Angular momentum L = r × p (or L = Iω for rotation) is conserved in systems with zero net external torque. This explains why spinning ice skaters accelerate when pulling in their arms, and why rotating systems exhibit remarkable stability—it is the rotational analog of linear momentum conservation and equally fundamental.
You already know from angular impulse-momentum that net torque causes angular momentum to change: ΣM = dL/dt. Conservation of angular momentum is simply the case where ΣM = 0, so dL/dt = 0, meaning L = constant. The logic mirrors linear momentum conservation exactly — just as a net force is required to change linear momentum, a net external torque is required to change angular momentum. If no torque acts, the rotational state of the system cannot change.
For a rigid body spinning about a fixed axis, this takes the compact form L = Iω = constant. The critical insight is that the moment of inertia I is not fixed — it depends on how mass is distributed relative to the spin axis. When an ice skater pulls their arms inward, they reduce their moment of inertia. Because Iω must stay constant, ω must increase proportionally. The total angular momentum (the product Iω) is conserved; the skater hasn't done any external work on angular momentum — they've merely redistributed mass to change I and ω simultaneously. This is why conservation calculations often proceed differently from torque-based ones: you don't need to know the internal forces, just the initial and final moments of inertia.

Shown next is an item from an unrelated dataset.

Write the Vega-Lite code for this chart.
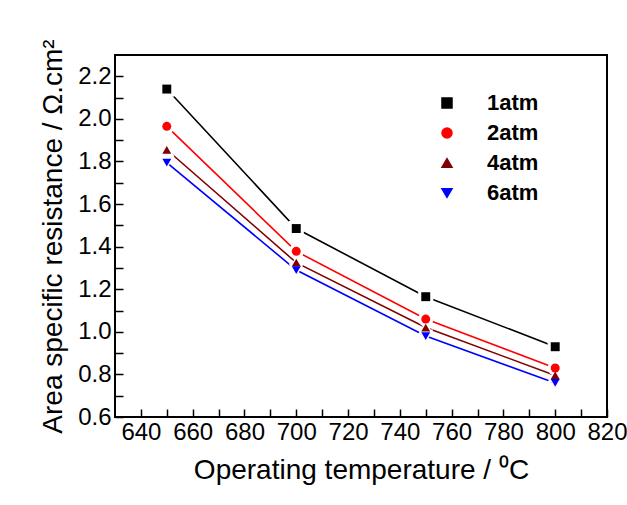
{
  "$schema": "https://vega.github.io/schema/vega-lite/v6.json",
  "width": 492,
  "height": 362,
  "autosize": {"type": "none"},
  "padding": {"left": 115, "top": 55, "right": 20, "bottom": 88},
  "background": "white",
  "config": {
    "view": {"stroke": "black", "strokeWidth": 2},
    "font": "Liberation Sans",
    "axis": {
      "domain": false,
      "grid": false,
      "tickColor": "black",
      "tickWidth": 1.5,
      "labelColor": "black",
      "titleColor": "black",
      "labelFont": "Liberation Sans",
      "titleFont": "Liberation Sans",
      "labelFontSize": 24,
      "titleFontSize": 28,
      "titleFontWeight": "normal"
    }
  },
  "data": {
    "values": [
      {"T": 650, "ASR": 2.14, "p": "1atm"},
      {"T": 700, "ASR": 1.485, "p": "1atm"},
      {"T": 750, "ASR": 1.165, "p": "1atm"},
      {"T": 800, "ASR": 0.93, "p": "1atm"},
      {"T": 650, "ASR": 1.965, "p": "2atm"},
      {"T": 700, "ASR": 1.378, "p": "2atm"},
      {"T": 750, "ASR": 1.06, "p": "2atm"},
      {"T": 800, "ASR": 0.83, "p": "2atm"},
      {"T": 650, "ASR": 1.855, "p": "4atm"},
      {"T": 700, "ASR": 1.325, "p": "4atm"},
      {"T": 750, "ASR": 1.02, "p": "4atm"},
      {"T": 800, "ASR": 0.795, "p": "4atm"},
      {"T": 650, "ASR": 1.795, "p": "6atm"},
      {"T": 700, "ASR": 1.29, "p": "6atm"},
      {"T": 750, "ASR": 0.98, "p": "6atm"},
      {"T": 800, "ASR": 0.76, "p": "6atm"}
    ]
  },
  "encoding": {
    "x": {
      "field": "T", "type": "quantitative",
      "scale": {"domain": [630, 820], "nice": false, "zero": false},
      "axis": {
        "title": "Operating temperature / ⁰C",
        "values": [640, 650, 660, 670, 680, 690, 700, 710, 720, 730, 740, 750, 760, 770, 780, 790, 800, 810, 820],
        "labelExpr": "datum.value % 20 == 0 ? datum.label : ''",
        "labelFontSize": 24,
        "titleFontSize": 28,
        "tickSize": -8,
        "labelPadding": 11,
        "titlePadding": 12,
        "labelFlush": false,
        "encode": {"ticks": {"y2": {"value": {"expr": "datum.value % 20 == 0 ? -8 : -5"}}}}
      }
    },
    "y": {
      "field": "ASR", "type": "quantitative",
      "scale": {"domain": [0.6, 2.3], "nice": false, "zero": false},
      "axis": {
        "title": "Area specific resistance / Ω.cm²",
        "values": [0.6, 0.7, 0.8, 0.9, 1.0, 1.1, 1.2, 1.3, 1.4, 1.5, 1.6, 1.7, 1.8, 1.9, 2.0, 2.1, 2.2],
        "labelExpr": "round(datum.value * 10) % 2 == 0 ? format(datum.value, '.1f') : ''",
        "labelFontSize": 24,
        "titleFontSize": 28,
        "tickSize": -8,
        "labelPadding": 12,
        "titlePadding": 10,
        "labelFlush": false,
        "encode": {"ticks": {"x2": {"value": {"expr": "round(datum.value * 10) % 2 == 0 ? 8 : 5"}}}}
      }
    }
  },
  "layer": [
    {
      "mark": {"type": "line", "strokeWidth": 1.6},
      "encoding": {
        "color": {
          "field": "p", "type": "nominal",
          "scale": {"domain": ["1atm", "2atm", "4atm", "6atm"], "range": ["#000000", "#ff0000", "#800000", "#0000ff"]}
        }
      }
    },
    {
      "mark": {"type": "point", "filled": true, "opacity": 1, "size": 230, "color": "white"},
      "encoding": {
        "shape": {"field": "p", "type": "nominal", "legend": null,
          "scale": {"domain": ["1atm", "2atm", "4atm", "6atm"], "range": ["square", "circle", "triangle-up", "triangle-down"]}}
      }
    },
    {
      "mark": {"type": "point", "filled": true, "opacity": 1, "size": 80},
      "encoding": {
        "color": {
          "field": "p", "type": "nominal",
          "scale": {"domain": ["1atm", "2atm", "4atm", "6atm"], "range": ["#000000", "#ff0000", "#800000", "#0000ff"]},
          "legend": {
            "title": null,
            "orient": "none",
            "legendX": 321,
            "legendY": 37,
            "padding": 0,
            "labelFont": "Liberation Sans",
            "labelFontSize": 22,
            "labelFontWeight": "bold",
            "labelColor": "black",
            "symbolSize": 100,
            "labelOffset": 29,
            "rowPadding": 8,
            "encode": {
              "symbols": {
                "shape": {"value": {"expr": "datum.value == '1atm' ? 'M-5.6,0H-1.8M1.8,0H5.6M-0.8,-0.8H0.8V0.8H-0.8Z' : datum.value == '2atm' ? 'M-5.6,0H-1.8M1.8,0H5.6M-1,0A1,1,0,1,0,1,0A1,1,0,1,0,-1,0Z' : datum.value == '4atm' ? 'M-5.6,0H-1.8M1.8,0H5.6M0,-1.05L1.1,0.8L-1.1,0.8Z' : 'M-5.6,0H-1.8M1.8,0H5.6M0,1.05L1.1,-0.8L-1.1,-0.8Z'"}},
                "stroke": {"value": {"expr": "scale('color', datum.value)"}},
                "fill": {"value": {"expr": "scale('color', datum.value)"}},
                "strokeWidth": {"value": 1.5},
                "opacity": {"value": 1}
              }
            }
          }
        },
        "shape": {"field": "p", "type": "nominal", "legend": null,
          "scale": {"domain": ["1atm", "2atm", "4atm", "6atm"], "range": ["square", "circle", "triangle-up", "triangle-down"]}}
      }
    }
  ]
}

For particles and systems where the position vector matters, the vector form L = r × p becomes important. Angular momentum depends on both the speed of the particle *and* its perpendicular distance from the rotation axis (the moment arm). A planet in an elliptical orbit conserves angular momentum because gravity always points through the Sun (zero torque about the Sun), so it moves faster when close to the Sun (small r) and slower when far away (large r) — this is Kepler's second law as a direct consequence of angular momentum conservation.
Conservation of angular momentum also underlies gyroscopic stability: a spinning gyroscope resists changes to its orientation because any torque produces a change in the direction of L, not a change in its magnitude. A fast-spinning top doesn't fall because gravity's torque causes L to precess (rotate) rather than tip over. This counterintuitive behavior — where a torque produces motion perpendicular to itself — follows directly from the vector nature of L = r × p and the fact that torque is dL/dt. Recognizing when angular momentum is conserved (isolated system or zero net torque) and when it is not (net external torque present) is the fundamental skill this topic develops, and it is the rotational counterpart of the same judgment call you already make for linear momentum.